Consider the (singly) linked list data structure (as it was described in an earlier chapter). Then, we define the following operations:
- insert front: insert a element to the front of a linked list (prepend the list). This is not updating the value of an existing element.
- insert middle: insert an element at a random index at a random index $i$ where $0 < i < \text{length} - 1$
- insert back: insert an element to the end of the list (append the list). Assume you have only a pointer to the front of the list.
- corresponding delete operations (delete front, delete middle, delete back).
- access read the data stored in a node at a random position.
Exercise Based on your understanding of the linked list data structure, complete the following table. Use Big-Oh notation for expressing asymptotic runtime.

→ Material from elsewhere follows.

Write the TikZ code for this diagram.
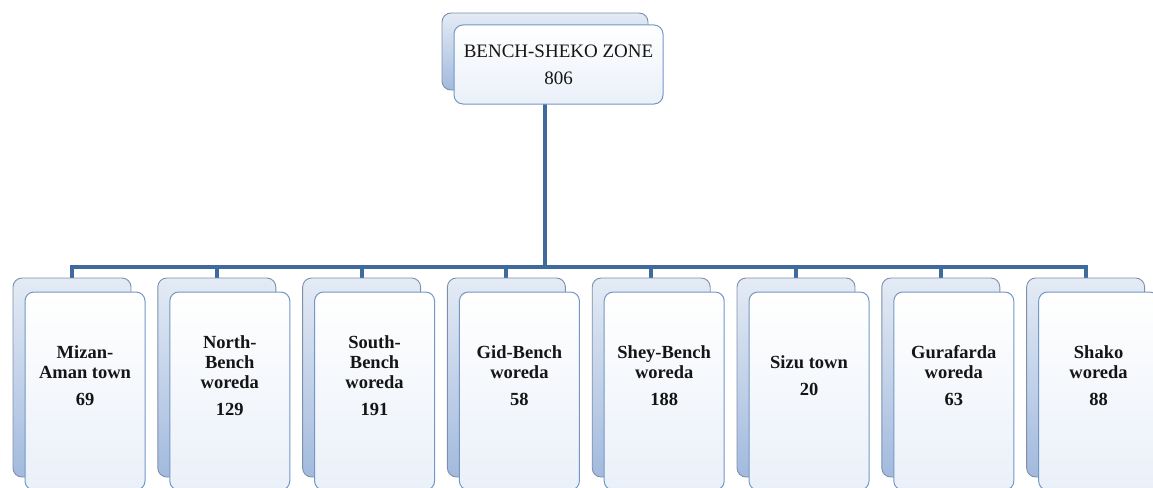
\documentclass[tikz,border=0pt]{standalone}
\usepackage{fontspec}
\setmainfont{Liberation Serif}
\usetikzlibrary{backgrounds}
\definecolor{conn}{HTML}{3E6A9C}
\definecolor{backdraw}{HTML}{7F8FAB}
\definecolor{backtop}{HTML}{E4EBF5}
\definecolor{backbot}{HTML}{A2BADD}
\definecolor{frontdraw}{HTML}{7397C6}
\definecolor{frontbot}{HTML}{EAF0F9}
\definecolor{txt}{HTML}{151515}
\tikzset{
  backbox/.style={rectangle, rounded corners=9pt, draw=backdraw, line width=0.9pt,
    top color=backtop, bottom color=backbot, inner sep=0pt},
  frontbox/.style={rectangle, rounded corners=9pt, draw=frontdraw, line width=1pt,
    top color=white, bottom color=frontbot, inner sep=0pt},
  conn/.style={draw=conn, line width=4pt},
  toplabel/.style={align=center, text=txt, font=\fontsize{19}{27}\selectfont, inner sep=0pt},
  botlabel/.style={align=center, text=txt, font=\fontsize{18.5}{20}\selectfont\bfseries, inner sep=0pt},
}
\begin{document}
\begin{tikzpicture}[x=1pt,y=-1pt]
\useasboundingbox (0,0) rectangle (1153,487);
% top
\node[backbox, minimum width=206pt, minimum height=77pt] (topback) at (545,51.5) {};
\node[frontbox, minimum width=209pt, minimum height=79pt] (topfront) at (558.5,64.5) {};
\node[toplabel] (toplab) at (558.5,65) {BENCH-SHEKO ZONE\\806};
\coordinate (hub) at (545,267);
% children
\foreach \i/\txt in {0/{Mizan-\\Aman town\\[7pt]69},
                     1/{North-\\Bench\\woreda\\[7pt]129},
                     2/{South-\\Bench\\woreda\\[7pt]191},
                     3/{Gid-Bench\\woreda\\[7pt]58},
                     4/{Shey-Bench\\woreda\\[7pt]188},
                     5/{Sizu town\\[7pt]20},
                     6/{Gurafarda\\woreda\\[7pt]63},
                     7/{Shako\\woreda\\[7pt]88}} {
  \node[backbox, minimum width=118pt, minimum height=199pt] (back\i) at (72+144.8*\i,377.5) {};
  \node[frontbox, minimum width=120pt, minimum height=198pt] (front\i) at (85+144.8*\i,391) {};
  \node[botlabel] (lab\i) at (85+144.8*\i,376) {\txt};
}
\begin{scope}[on background layer]
  \draw[conn] (topback.center) -- (hub);
  \foreach \i in {0,...,7} {
    \draw[conn] (hub) -| (back\i.north);
  }
\end{scope}
\end{tikzpicture}
\end{document}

| Operation | Asymptotic runtime |
|---|---|
| insert front | |
| insert middle | |
| insert back | |
| delete front | |
| delete middle | |
| delete back | |
| access |
Solution
| Operation | Asymptotic runtime |
|---|---|
| insert front | $\Omicron(1)$ — dereference the head pointer |
| insert middle | $\Omicron(n)$ — reach the element before target position |
| insert back | $\Omicron(n)$ — reach the last element |
| delete front | $\Omicron(1)$ — update the head pointer |
| delete middle | $\Omicron(n)$ — reach the element before target position |
| delete back | $\Omicron(n)$ — reach the last element |
| access | $\Omicron(n)$ — reach the target element |